§ EXERCISE PROMPT:
Include the line containing "const traces = [];" and all lines before it, repeated exactly from the listing below, without pictures.

§ RAW DATA:
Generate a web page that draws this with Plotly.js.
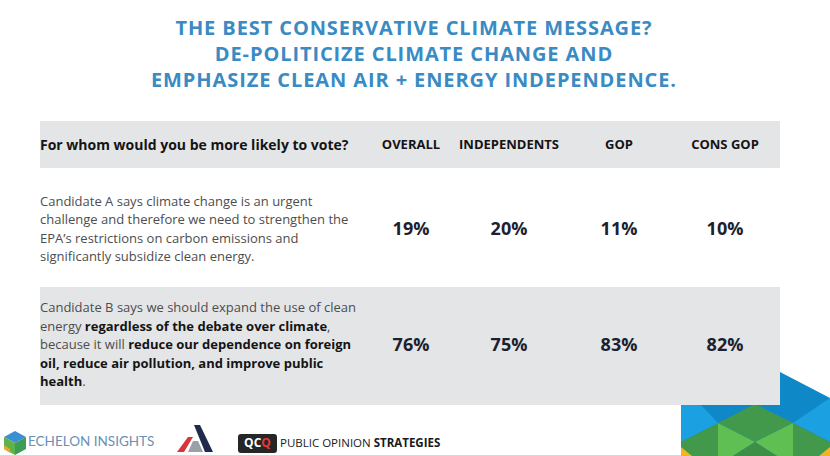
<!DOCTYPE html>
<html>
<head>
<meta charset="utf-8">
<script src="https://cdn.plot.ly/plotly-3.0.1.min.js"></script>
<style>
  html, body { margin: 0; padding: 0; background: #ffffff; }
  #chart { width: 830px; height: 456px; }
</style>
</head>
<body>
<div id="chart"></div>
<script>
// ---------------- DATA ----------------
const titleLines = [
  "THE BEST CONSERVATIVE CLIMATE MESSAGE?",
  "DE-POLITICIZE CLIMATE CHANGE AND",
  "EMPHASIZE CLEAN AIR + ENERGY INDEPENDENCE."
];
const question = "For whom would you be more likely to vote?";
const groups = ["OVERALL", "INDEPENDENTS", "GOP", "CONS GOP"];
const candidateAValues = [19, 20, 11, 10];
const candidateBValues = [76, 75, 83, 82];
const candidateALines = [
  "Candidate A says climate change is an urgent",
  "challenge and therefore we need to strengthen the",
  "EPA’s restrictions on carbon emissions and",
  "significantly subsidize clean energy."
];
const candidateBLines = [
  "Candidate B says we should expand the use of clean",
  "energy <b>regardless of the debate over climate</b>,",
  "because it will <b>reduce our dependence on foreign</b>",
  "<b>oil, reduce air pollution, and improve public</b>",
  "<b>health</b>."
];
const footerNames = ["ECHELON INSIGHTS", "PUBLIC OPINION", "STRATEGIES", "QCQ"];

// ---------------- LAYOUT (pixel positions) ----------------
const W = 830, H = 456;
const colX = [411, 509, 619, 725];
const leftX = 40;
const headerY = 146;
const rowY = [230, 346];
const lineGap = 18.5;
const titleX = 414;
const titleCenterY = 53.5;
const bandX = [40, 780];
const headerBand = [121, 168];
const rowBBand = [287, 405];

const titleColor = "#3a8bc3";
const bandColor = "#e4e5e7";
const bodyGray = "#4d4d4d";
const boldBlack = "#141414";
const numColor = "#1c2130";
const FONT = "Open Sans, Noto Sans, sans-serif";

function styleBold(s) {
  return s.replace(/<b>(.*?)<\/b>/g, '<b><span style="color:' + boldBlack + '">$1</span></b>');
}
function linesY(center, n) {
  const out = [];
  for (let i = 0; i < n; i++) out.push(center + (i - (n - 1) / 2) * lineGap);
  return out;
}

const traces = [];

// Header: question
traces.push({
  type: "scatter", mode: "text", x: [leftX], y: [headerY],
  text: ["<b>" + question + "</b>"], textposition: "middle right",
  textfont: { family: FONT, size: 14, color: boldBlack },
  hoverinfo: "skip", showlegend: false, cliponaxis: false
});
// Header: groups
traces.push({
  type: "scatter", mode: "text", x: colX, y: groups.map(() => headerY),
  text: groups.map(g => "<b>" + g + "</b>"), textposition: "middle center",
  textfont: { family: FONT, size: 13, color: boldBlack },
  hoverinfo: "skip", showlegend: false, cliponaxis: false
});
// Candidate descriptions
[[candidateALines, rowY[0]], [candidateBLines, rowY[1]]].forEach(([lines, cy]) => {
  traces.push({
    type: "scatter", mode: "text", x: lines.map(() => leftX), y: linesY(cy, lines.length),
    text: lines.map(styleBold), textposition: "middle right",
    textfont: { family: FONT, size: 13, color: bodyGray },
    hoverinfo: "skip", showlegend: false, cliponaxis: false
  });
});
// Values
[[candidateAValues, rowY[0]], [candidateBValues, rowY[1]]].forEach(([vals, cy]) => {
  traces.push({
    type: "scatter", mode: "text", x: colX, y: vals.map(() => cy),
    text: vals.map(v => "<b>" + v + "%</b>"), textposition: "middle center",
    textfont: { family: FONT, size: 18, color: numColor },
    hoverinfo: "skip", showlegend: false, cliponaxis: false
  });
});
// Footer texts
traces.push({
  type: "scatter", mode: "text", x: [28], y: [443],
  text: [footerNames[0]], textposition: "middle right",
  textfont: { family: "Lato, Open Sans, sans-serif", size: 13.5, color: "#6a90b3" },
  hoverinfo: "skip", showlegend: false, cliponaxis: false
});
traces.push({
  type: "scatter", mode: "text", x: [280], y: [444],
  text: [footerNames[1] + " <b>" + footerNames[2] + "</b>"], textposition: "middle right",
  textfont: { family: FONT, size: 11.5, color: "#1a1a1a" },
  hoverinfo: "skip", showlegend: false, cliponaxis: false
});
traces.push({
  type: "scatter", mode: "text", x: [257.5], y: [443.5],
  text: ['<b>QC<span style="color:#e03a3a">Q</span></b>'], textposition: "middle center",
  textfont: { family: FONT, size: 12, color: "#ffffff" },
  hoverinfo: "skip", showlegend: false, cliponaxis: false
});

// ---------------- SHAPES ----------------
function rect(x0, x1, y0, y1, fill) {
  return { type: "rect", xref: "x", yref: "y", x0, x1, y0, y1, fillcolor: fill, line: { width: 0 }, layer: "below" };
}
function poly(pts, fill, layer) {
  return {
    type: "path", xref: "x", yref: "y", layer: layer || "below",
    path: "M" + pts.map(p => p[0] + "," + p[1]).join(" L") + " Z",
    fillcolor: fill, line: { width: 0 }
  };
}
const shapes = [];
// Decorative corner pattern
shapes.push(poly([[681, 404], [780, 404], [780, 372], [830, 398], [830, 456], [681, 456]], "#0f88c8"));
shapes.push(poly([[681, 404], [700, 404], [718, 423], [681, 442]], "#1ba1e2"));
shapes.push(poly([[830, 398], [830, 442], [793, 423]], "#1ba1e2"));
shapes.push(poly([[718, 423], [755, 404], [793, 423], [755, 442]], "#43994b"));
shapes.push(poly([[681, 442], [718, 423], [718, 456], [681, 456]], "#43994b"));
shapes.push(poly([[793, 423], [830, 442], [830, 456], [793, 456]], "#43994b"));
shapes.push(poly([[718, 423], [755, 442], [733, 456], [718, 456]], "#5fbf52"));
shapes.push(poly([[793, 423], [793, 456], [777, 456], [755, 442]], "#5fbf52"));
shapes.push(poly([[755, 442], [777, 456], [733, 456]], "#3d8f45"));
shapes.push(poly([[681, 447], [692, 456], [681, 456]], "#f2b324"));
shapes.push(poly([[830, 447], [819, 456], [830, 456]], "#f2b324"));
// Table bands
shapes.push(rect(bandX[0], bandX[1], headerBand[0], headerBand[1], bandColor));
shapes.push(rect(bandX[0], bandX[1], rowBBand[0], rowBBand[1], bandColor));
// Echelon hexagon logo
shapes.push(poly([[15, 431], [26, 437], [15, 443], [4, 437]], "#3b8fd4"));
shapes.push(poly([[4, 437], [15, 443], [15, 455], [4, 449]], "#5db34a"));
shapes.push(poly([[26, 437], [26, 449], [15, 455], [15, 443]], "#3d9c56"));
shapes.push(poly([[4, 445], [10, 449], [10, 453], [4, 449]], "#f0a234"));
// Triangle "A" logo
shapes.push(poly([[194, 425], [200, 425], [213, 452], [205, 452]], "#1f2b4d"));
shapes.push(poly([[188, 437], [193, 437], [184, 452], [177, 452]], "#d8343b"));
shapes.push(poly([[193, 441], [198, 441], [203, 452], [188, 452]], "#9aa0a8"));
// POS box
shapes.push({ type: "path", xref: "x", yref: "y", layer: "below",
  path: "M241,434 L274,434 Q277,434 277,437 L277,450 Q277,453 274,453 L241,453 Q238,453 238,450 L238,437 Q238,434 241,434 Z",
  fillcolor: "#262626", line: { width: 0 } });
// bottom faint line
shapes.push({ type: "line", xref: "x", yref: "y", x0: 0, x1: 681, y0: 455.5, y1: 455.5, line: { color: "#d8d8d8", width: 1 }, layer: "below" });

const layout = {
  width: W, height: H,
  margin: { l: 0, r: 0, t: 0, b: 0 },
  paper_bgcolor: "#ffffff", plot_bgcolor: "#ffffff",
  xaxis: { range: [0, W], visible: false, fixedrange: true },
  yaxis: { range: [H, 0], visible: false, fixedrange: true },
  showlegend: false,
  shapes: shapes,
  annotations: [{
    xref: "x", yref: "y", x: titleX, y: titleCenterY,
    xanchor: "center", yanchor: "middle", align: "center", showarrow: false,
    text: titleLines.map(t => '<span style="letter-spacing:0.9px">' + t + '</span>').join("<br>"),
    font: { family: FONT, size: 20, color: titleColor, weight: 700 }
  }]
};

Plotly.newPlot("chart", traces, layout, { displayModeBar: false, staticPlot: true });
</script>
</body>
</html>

§ SOLUTION:
Generate a web page that draws this with Plotly.js.
<!DOCTYPE html>
<html>
<head>
<meta charset="utf-8">
<script src="https://cdn.plot.ly/plotly-3.0.1.min.js"></script>
<style>
  html, body { margin: 0; padding: 0; background: #ffffff; }
  #chart { width: 830px; height: 456px; }
</style>
</head>
<body>
<div id="chart"></div>
<script>
// ---------------- DATA ----------------
const titleLines = [
  "THE BEST CONSERVATIVE CLIMATE MESSAGE?",
  "DE-POLITICIZE CLIMATE CHANGE AND",
  "EMPHASIZE CLEAN AIR + ENERGY INDEPENDENCE."
];
const question = "For whom would you be more likely to vote?";
const groups = ["OVERALL", "INDEPENDENTS", "GOP", "CONS GOP"];
const candidateAValues = [19, 20, 11, 10];
const candidateBValues = [76, 75, 83, 82];
const candidateALines = [
  "Candidate A says climate change is an urgent",
  "challenge and therefore we need to strengthen the",
  "EPA’s restrictions on carbon emissions and",
  "significantly subsidize clean energy."
];
const candidateBLines = [
  "Candidate B says we should expand the use of clean",
  "energy <b>regardless of the debate over climate</b>,",
  "because it will <b>reduce our dependence on foreign</b>",
  "<b>oil, reduce air pollution, and improve public</b>",
  "<b>health</b>."
];
const footerNames = ["ECHELON INSIGHTS", "PUBLIC OPINION", "STRATEGIES", "QCQ"];

// ---------------- LAYOUT (pixel positions) ----------------
const W = 830, H = 456;
const colX = [411, 509, 619, 725];
const leftX = 40;
const headerY = 146;
const rowY = [230, 346];
const lineGap = 18.5;
const titleX = 414;
const titleCenterY = 53.5;
const bandX = [40, 780];
const headerBand = [121, 168];
const rowBBand = [287, 405];

const titleColor = "#3a8bc3";
const bandColor = "#e4e5e7";
const bodyGray = "#4d4d4d";
const boldBlack = "#141414";
const numColor = "#1c2130";
const FONT = "Open Sans, Noto Sans, sans-serif";

function styleBold(s) {
  return s.replace(/<b>(.*?)<\/b>/g, '<b><span style="color:' + boldBlack + '">$1</span></b>');
}
function linesY(center, n) {
  const out = [];
  for (let i = 0; i < n; i++) out.push(center + (i - (n - 1) / 2) * lineGap);
  return out;
}

const traces = [];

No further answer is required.